Not sure how people can live with T-Mobile coverage unless its great where you live and you don't travel much. Whatever Verizon's faults are coverage isn't one of them. Especially LTE which nobody is even close to them on including AT&T.
Obviously speed does not concern you. Maybe Verizon hits more markets (for now), but AT&T is much faster. And if you aren't on LTE, look out. Data speeds drop off considerably on Verizon. In fact, Verizon is the slowest of the four major US carriers in non-LTE markets.
I haven't done a direct comparison, but I can't believe it's slower than Sprint's non-LTE (assuming no Wi-Max, which iPhone doesn't support and which Sprint is killing off). Sprint's 3G is slower than AT&T's Edge.

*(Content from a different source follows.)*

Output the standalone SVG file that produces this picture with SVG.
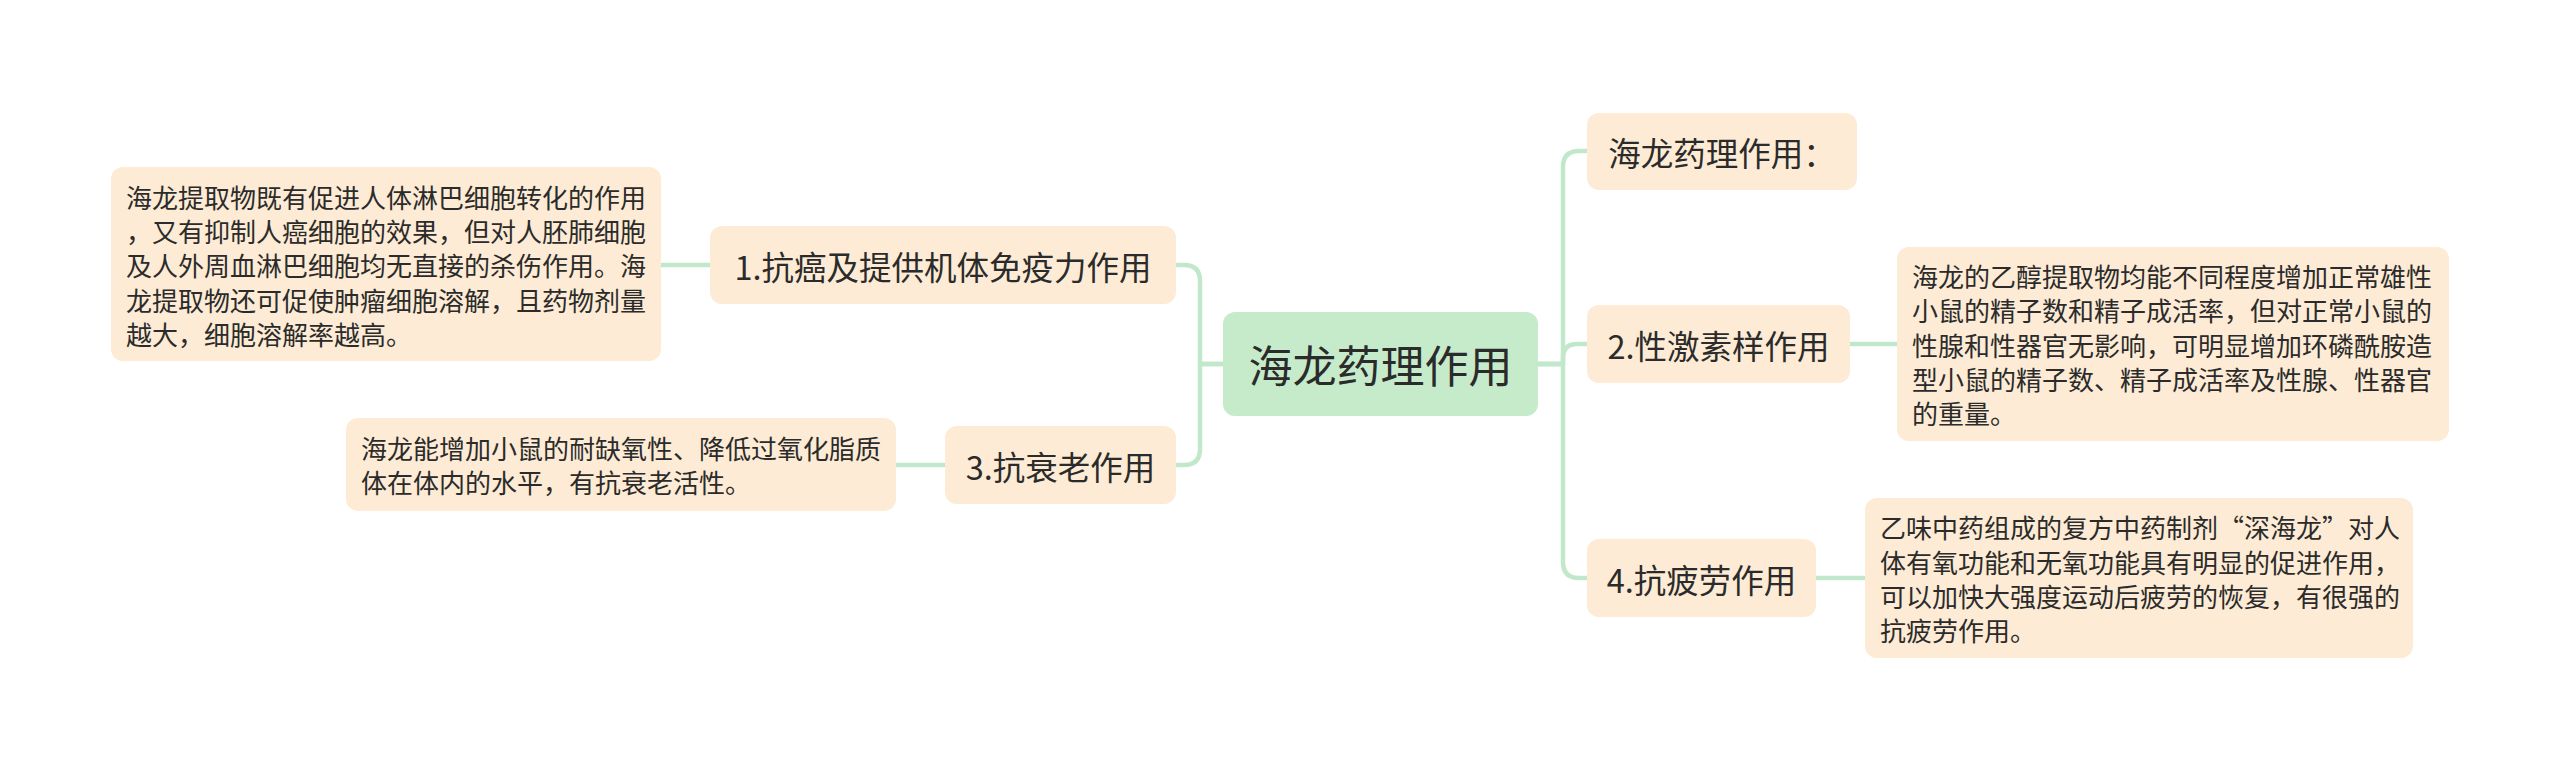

So this https://www.macrumors.com/2013/03/26/t-mobiles-iphone-5-is-a-tweaked-model-a1428-phone-with-aws-support/ isn't a new hardware revision, just software tweaks? Great, else people who bought an unlocked 5 before this would've been burned.
EDIT: Or well, reading carefully, the T-Mobile note doesn't mention it'll add LTE support. Guess I'm wrong and it is new hardware.
The new hardware adds WCDMA 1700 (what T-Mobile calls "4G"). The existing hardware already supports LTE Band 4 and just needs the update.